When faced with problems involving cashflow, it makes sense for a business to review banking and finance arrangements to see where any improvements can be made.
At present, with increasing rates of interest, your business may be facing paying more interest on working capital facilities, putting further pressure on cashflow. By undertaking a review of your working capital facilities and requirements, you may be able to alleviate these pressures through either new facilities or variations of existing ones.
Working capital facilities can include overdrafts, asset based lending, invoice finance, stock finance, trade finance, business loans and merchant cash advance facilities. These are usually short-term, with a contract period of up to 12 months.
Longer-term facilities such as business loans and mortgages can also be reviewed to see if there is the possibility of saving money on monthly repayments.
It is good practice for businesses to regularly review banking and finance arrangements to ensure that they are appropriate and competitive in the current market.
This involves analysing the cashflow requirements of your business in the short and medium term, and ensuring the current level of borrowing is sufficient to meet these needs. It is sensible for businesses to sensitise forecasts to allow for some levels of contingency within the numbers to allow for unforeseen circumstances such as a customer not paying on time, bad debts or an unexpected rise in costs.
Once the cashflow analysis has been completed, you can begin to approach your existing provider or alternatives, to ensure you have the most cost-effective and efficient method of funding available to your business.
Businesses should regularly test the market on all types of borrowing to get the best deal available.
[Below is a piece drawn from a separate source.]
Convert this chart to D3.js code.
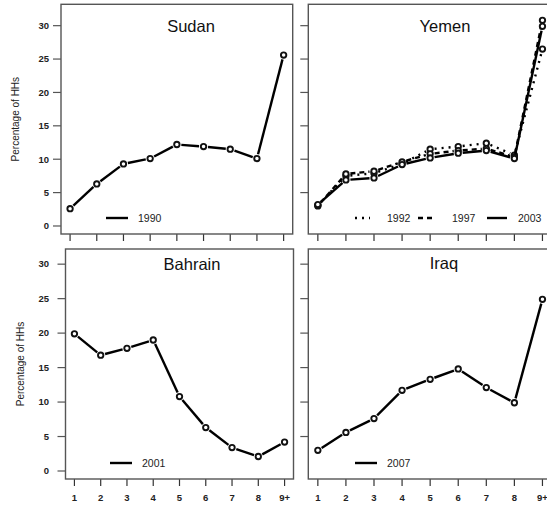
<!DOCTYPE html>
<html><head><meta charset="utf-8">
<script src="https://cdn.jsdelivr.net/npm/d3@7"></script>
<style>
body{margin:0;background:#fff;}
text{font-family:"Liberation Sans",Arial,sans-serif;}
</style></head>
<body>
<svg id="c" width="547" height="508"></svg>
<script>
const xCats = ["1","2","3","4","5","6","7","8","9+"];
const yTicks = [0,5,10,15,20,25,30];
const sudan1990   = [2.6, 6.3, 9.3, 10.1, 12.2, 11.9, 11.5, 10.1, 25.6];
const yemen1992   = [3.1, 7.5, 7.9, 9.3, 11.5, 11.9, 12.4, 10.6, 26.5];
const yemen1997   = [3.0, 7.8, 8.2, 9.6, 10.8, 11.3, 11.6, 10.3, 30.8];
const yemen2003   = [3.2, 6.9, 7.2, 9.2, 10.2, 10.9, 11.3, 10.1, 29.9];
const bahrain2001 = [19.9, 16.8, 17.8, 19.0, 10.8, 6.3, 3.4, 2.1, 4.2];
const iraq2007    = [3.0, 5.6, 7.6, 11.7, 13.3, 14.8, 12.1, 9.9, 24.9];
const yLabel = "Percentage of HHs";

const dashes = {solid:null, dotted:"2,5", dashed:"5,4"};

const panels = [
  {title:"Sudan", box:[61,292.7,4.3,234], yd:[-1.2,33.2], tx:191, ty:32, yLab:true, xLab:false, zeroTick:true, labX:15,
   series:[{name:"1990", v:sudan1990, lty:"solid"}],
   legend:[{x1:106,x2:128,tx:138,y:218}]},
  {title:"Yemen", box:[308.3,552,4.3,234], yd:[-1.2,33.2], tx:445, ty:32, yLab:false, xLab:false, zeroTick:false,
   series:[{name:"1992", v:yemen1992, lty:"dotted"},{name:"1997", v:yemen1997, lty:"dashed"},{name:"2003", v:yemen2003, lty:"solid"}],
   legend:[{x1:355,x2:370,tx:387,y:218},{x1:418,x2:433,tx:452,y:218},{x1:487,x2:507,tx:518,y:218}]},
  {title:"Bahrain", box:[65.5,293.5,249,479], yd:[-1.16,32.2], tx:192, ty:270, yLab:true, xLab:true, zeroTick:true, labX:20,
   series:[{name:"2001", v:bahrain2001, lty:"solid"}],
   legend:[{x1:110,x2:132,tx:142,y:463}]},
  {title:"Iraq", box:[308.3,552,249,479], yd:[-1.16,32.2], tx:444, ty:269, yLab:false, xLab:true, zeroTick:false,
   series:[{name:"2007", v:iraq2007, lty:"solid"}],
   legend:[{x1:355,x2:377,tx:387,y:463}]}
];

const svg = d3.select("#c");
const axCol = "#555";

panels.forEach(p => {
  const [x0,x1,y0,y1] = p.box;
  const x = d3.scaleLinear().domain([0.66,9.34]).range([x0,x1]);
  const y = d3.scaleLinear().domain(p.yd).range([y1,y0]);
  const g = svg.append("g");

  const yt = p.zeroTick ? yTicks : yTicks.filter(t=>t!==0);
  g.selectAll(".yt").data(yt).enter().append("line")
    .attr("x1",x0-8).attr("x2",x0).attr("y1",d=>y(d)).attr("y2",d=>y(d))
    .attr("stroke",axCol).attr("stroke-width",1.2);
  if (p.yLab) {
    g.selectAll(".yl").data(yTicks).enter().append("text")
      .attr("x",49).attr("y",d=>y(d)).attr("dy","0.35em")
      .attr("text-anchor","end").attr("font-size",9.5).attr("font-weight","bold")
      .attr("fill","#222").text(d=>d);
    g.append("text")
      .attr("transform",`translate(${p.labX},${(y0+y1)/2}) rotate(-90)`)
      .attr("text-anchor","middle").attr("dy","0.35em")
      .attr("font-size",10).attr("fill","#222").text(yLabel);
  }
  g.selectAll(".xt").data(xCats).enter().append("line")
    .attr("x1",(d,i)=>x(i+1)).attr("x2",(d,i)=>x(i+1))
    .attr("y1",y1).attr("y2",y1+7)
    .attr("stroke","#333").attr("stroke-width",1.2);
  if (p.xLab) {
    g.selectAll(".xl").data(xCats).enter().append("text")
      .attr("x",(d,i)=>x(i+1)).attr("y",498).attr("dy","0.35em")
      .attr("text-anchor","middle").attr("font-size",9.5).attr("font-weight","bold")
      .attr("fill","#222").text(d=>d);
  }
  g.append("rect").attr("x",x0).attr("y",y0).attr("width",x1-x0).attr("height",y1-y0)
    .attr("fill","none").attr("stroke",axCol).attr("stroke-width",1.4);
  g.append("text").attr("x",p.tx).attr("y",p.ty).attr("text-anchor","middle")
    .attr("font-size",16.5).attr("fill","#111").text(p.title);

  const gap = 4.5;
  p.series.forEach(s => {
    const pts = s.v.map((v,i)=>[x(i+1), y(v)]);
    for (let i=0;i<pts.length-1;i++){
      const [ax,ay]=pts[i], [bx,by]=pts[i+1];
      const dx=bx-ax, dy=by-ay, L=Math.hypot(dx,dy);
      if (L<=2*gap) continue;
      const ux=dx/L, uy=dy/L;
      g.append("line")
        .attr("x1",ax+ux*gap).attr("y1",ay+uy*gap)
        .attr("x2",bx-ux*gap).attr("y2",by-uy*gap)
        .attr("stroke","#000").attr("stroke-width",2.4)
        .attr("stroke-dasharray",dashes[s.lty]);
    }
    g.selectAll(null).data(pts).enter().append("circle")
      .attr("cx",d=>d[0]).attr("cy",d=>d[1]).attr("r",2.7)
      .attr("fill","#fff").attr("stroke","#111").attr("stroke-width",1.9);
  });

  p.series.forEach((s,i) => {
    const L = p.legend[i];
    g.append("line").attr("x1",L.x1).attr("x2",L.x2).attr("y1",L.y).attr("y2",L.y)
      .attr("stroke","#000").attr("stroke-width",2.4)
      .attr("stroke-dasharray",dashes[s.lty]);
    g.append("text").attr("x",L.tx).attr("y",L.y).attr("dy","0.35em")
      .attr("font-size",10.5).attr("fill","#222").text(s.name);
  });
});
</script>
</body></html>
Over time lenders’ appetites and pricing changes can present opportunities for businesses to save money on finance arrangements. It is best practice for businesses to treat lenders in line with other suppliers and review these relationships on a regular basis.
Should the cashflow analysis identify that your business will require additional borrowing facilities, it is best to start this process as early as possible. The earlier lenders are approached with a request for borrowing, the more options the business is likely to have.
During periods of cashflow pressure, businesses should ensure any new debt taken is sufficient and appropriate to support the business and is not going to damage it in the medium to long term. Short-term fixes can often lead to longer-term problems, as the initial lump of cash is spent and the business is left with increased monthly repayments.